Meet Prartho Sereno, the fantastic poet

Beautiful Prartho

Coming closer to Thanksgiving makes me think of Prartho Sereno’s imaginative and fascinating poetry book: Causing a Stir: The secret lives and loves of kitchen utensils. Food is involved, you see. And love. The wonderful poems are complemented by paintings, also done by Prartho.

What I love about these poems is Prartho’s child-like grace, angelic and playful all at once. The poems delight and remind one of simple, beautiful things.  Prartho brings alive the fantastical lives of utensils disguised within the ordinary ones that we know.

We have the Dinner Fork wondering what it would be like to lead a different life. Devoted worker that he is, he never makes it back to the drawer but instead camps all night in the drainer. ‘In the moonlit hours, he sometimes wishes for a different life.’ The Teaspoon is everyone’s sweetheart. She’s the yielding one/ the Silver Queen of Yes. Even Magicians love her.

Her taste for all things

tart and sweet has led her

into every kind of affair–

through terraced tea fields

   and jungle plantations,

through every door that opens

       to the poet’s heart…

The Dinner Knife is the Prince of Understatement/of clean line and simple design/stands cool/ and tall/ in the kitchen heat… Prartho’s utensils have hidden lives to tell. The Butter Knife is a reincarnation. Previously was a set of bangles on the arm of a rich, sad woman. The Salad and Dessert Forks are ‘identical twins, perpetual teenagers who never stick around for a whole meal because they’re girl-crazy.’
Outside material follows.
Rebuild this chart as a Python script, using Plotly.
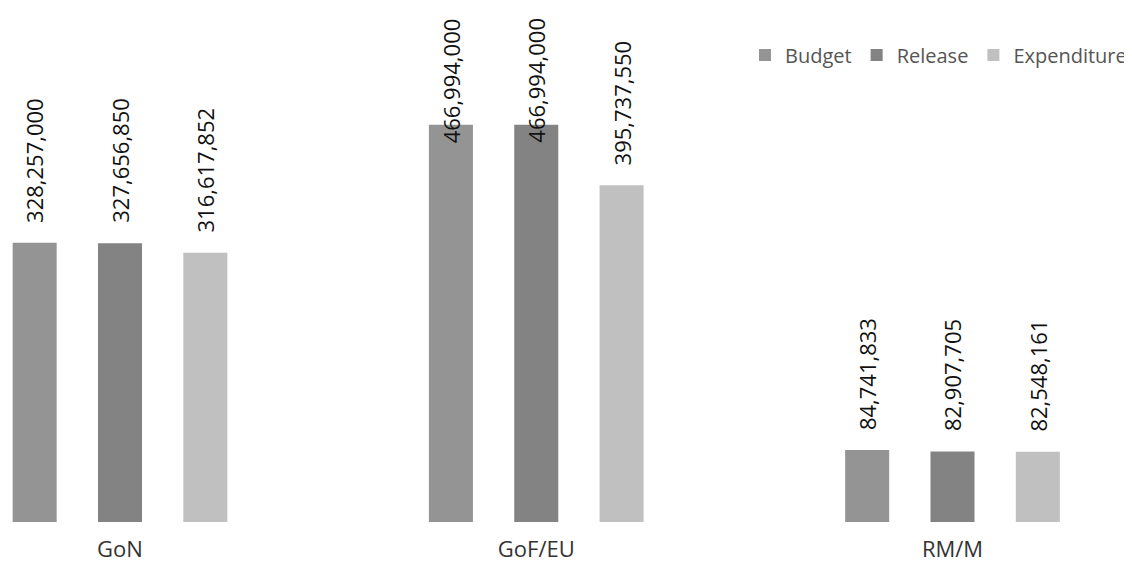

The Pickle Fork was in a way cursed by his mother: Keep eating like that and you’ll wind up nothing but silver and bone. And that’s really what happened. As if that wasn’t enough, the Iced Teaspoon broke his heart, so he’s full of brine and croons vinegary love songs about the Iced Teaspoon’s ‘impenetrable wintry heart.’ But the Iced Teaspoon has her own story; she’s the bittersweet ballerina whose sole purpose is to come full circle again and again.

To read more about Prartho’s capable kitchen citizenry; the Measuring Spoons, Pastry Blender, Wooden Spoons, Sugar Spoon, Pie Server, Spatula, Soup Spoon, Barbecue Fork and so on, get yourself a copy from Amazon or get an autographed one from Prartho via her blog.

I’ll give you a taste of her two poems. Delicious, I promise. The Ice Cream Scoop and Dinner Fork, from the collection: Causing a Stir.

Ice Cream Scoop

You have to be open,

round and deep,

to hold a bowl of winter

in your hands.

You must gather yourself

inside your hooded cloak.

Become strong as steel

             and resolute.

For one day you will be taken

to the holy rivers: Peaches

and Cream, Cocoa-Loco,

Pistachio-Pomegranate Dream.

A mysterious hand

will push you in, instruct you

to bring back something

sweet and rich. Trusting you

to add a new note

to the cool, smooth hum of the world.

 

Dinner Fork

He coined the phrase Dig in!-

our upright, uptight, man of steel.

Devoted worker, never makes it

back to the drawer, camps instead

all night in the drainer. But in those

moonlit hours, he sometimes wishes

for a different life.

 

Not that he minds shouldering

a little extra weight. He’s glad

to be strong and direct. It’s just that

once in a while a souffle comes a long

that puts his head in the clouds for days.

 

And then there’s the story of Uncle Felix,

who went for a picnic and never came back.

He pictures his uncle in a bed of flowers

among the frogs and bees,

drunk on rainwater and shooting stars.

 

Yes, behind that stalwart stance,

the dinner fork is a dreamer.

Every winged fancy flocks

to roost in those long tines,

and they tangle there, hopelessly,

like spaghetti.

 

To read her other poems online, click.

Prartho’s publications include a collection of memoir-inspirational essays: Everyday Miracles: An A to Z Guide to the Simple Wonders of Life (Kensington, 1998),  a chapbook of poems, Garden Sutra, and an enchanting, award-winning collection of poems, Call from Paris (2007 Word Works Washington Prize). In addition to writing and teaching poetry, Prartho is in her second year MFA program (Poetry) at Syracuse University.